The woman called 911 shortly before 2 a.m. and told dispatchers that a man, who she identified as “a neighbor who wore all-black clothing” had repeatedly stabbed her. When officers arrived, they entered the home with their weapons drawn and “followed a blood trail to the basement where they located [the woman] on a bed in a basement bedroom,” according to District Attorney Cass Cousins. “She stated her daughter was also in bed with her and that the intruder had stabbed her daughter, as well.”

Police found the girl in a neighbor’s home, where she’d fled after her mother told her to run, Cousins said. The girl suffered “numerous slash wounds” on her arms, stomach, and hand.

Police found Bravo hiding in an exterior stairwell, clad in black clothing and “covered in blood,” Cousins said.

The woman said she awoke that morning to find Bravo standing over her with a knife and he began to stab her. As the woman attempted to fight him off, her daughter awakened, and Bravo then “leaned over her and started stabbing her daughter,” Cousins said.

The woman received “a very extensive and deep laceration running from her nose down through her mouth to her chin,” with other “significant lacerations on her hands, arms, and thigh.”

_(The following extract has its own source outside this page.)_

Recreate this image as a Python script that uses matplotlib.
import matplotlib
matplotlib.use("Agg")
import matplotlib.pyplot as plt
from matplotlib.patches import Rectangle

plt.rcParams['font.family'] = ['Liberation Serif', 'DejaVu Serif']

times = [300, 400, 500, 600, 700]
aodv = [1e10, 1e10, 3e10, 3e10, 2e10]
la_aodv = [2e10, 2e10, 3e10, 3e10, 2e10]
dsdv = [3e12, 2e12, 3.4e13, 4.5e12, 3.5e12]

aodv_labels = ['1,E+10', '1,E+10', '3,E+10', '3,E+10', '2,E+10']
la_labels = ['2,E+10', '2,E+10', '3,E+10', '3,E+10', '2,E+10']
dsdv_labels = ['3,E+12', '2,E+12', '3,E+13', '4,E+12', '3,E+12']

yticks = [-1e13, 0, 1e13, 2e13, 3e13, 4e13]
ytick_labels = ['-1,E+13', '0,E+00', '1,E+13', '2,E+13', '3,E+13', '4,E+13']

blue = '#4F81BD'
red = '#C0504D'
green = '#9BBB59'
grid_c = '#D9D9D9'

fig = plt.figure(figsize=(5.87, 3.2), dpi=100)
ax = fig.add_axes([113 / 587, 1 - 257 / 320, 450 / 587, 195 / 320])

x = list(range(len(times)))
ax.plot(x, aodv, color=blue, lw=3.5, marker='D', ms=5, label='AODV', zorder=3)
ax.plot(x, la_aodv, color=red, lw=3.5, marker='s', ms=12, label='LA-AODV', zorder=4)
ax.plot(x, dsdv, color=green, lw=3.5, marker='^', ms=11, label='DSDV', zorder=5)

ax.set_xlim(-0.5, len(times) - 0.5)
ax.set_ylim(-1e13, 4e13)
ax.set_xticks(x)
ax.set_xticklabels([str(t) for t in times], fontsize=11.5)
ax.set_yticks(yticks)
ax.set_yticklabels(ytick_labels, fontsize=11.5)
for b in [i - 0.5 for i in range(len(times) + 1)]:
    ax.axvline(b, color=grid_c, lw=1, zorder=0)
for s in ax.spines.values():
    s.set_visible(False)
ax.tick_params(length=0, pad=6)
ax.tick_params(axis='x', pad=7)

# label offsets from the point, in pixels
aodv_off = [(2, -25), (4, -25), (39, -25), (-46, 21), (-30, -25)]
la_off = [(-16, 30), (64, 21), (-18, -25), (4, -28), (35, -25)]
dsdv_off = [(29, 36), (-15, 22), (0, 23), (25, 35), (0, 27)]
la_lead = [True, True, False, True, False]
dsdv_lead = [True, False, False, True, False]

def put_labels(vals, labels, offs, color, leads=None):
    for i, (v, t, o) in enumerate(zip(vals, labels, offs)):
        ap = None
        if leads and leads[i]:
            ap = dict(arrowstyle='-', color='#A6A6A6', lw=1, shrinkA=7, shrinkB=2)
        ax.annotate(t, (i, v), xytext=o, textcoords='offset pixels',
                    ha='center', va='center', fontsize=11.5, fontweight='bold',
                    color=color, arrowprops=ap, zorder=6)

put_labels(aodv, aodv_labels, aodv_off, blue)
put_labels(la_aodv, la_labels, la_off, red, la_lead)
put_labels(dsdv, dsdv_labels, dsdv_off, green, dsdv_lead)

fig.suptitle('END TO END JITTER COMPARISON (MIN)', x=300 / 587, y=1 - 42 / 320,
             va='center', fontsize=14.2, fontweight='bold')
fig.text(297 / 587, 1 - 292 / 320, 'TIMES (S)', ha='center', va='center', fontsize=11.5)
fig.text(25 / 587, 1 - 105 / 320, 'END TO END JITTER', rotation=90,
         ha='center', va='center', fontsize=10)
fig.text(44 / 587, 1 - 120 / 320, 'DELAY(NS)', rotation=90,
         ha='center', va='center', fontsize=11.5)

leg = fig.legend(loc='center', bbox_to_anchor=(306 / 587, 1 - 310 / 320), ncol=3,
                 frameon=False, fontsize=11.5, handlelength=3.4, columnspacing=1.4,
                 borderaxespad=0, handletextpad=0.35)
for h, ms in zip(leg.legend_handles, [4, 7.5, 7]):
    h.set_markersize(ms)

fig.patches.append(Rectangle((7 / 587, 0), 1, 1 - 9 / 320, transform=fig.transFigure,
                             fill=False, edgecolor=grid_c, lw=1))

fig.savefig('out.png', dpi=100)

The woman sustained 32 separate injuries including a collapsed lung. Her daughter was stabbed seven times.

The daughter was able to flee but not before receiving several wounds requiring staples and stitches on her arms, chest, and shoulder blade, and has thus far received two blood transfusions due to “extensive blood loss,” Cousins said.

The woman struggled with Bravo until he broke off the attack and left the home.

The woman told officers that in the weeks leading up to the attack, she believed Bravo had been entering her home without her knowledge or permission, moving various items, and looking through her drawers. She had installed a video surveillance system not long before the attack, on which police observed Bravo leaving the home “covered in blood,” at about the same time as the 911 call was made.

“We all know this could easily have been a homicide case here today,” Zell said, adding that in his 25-plus years in the legal profession, “This is one of the most horrific cases I’ve ever seen.”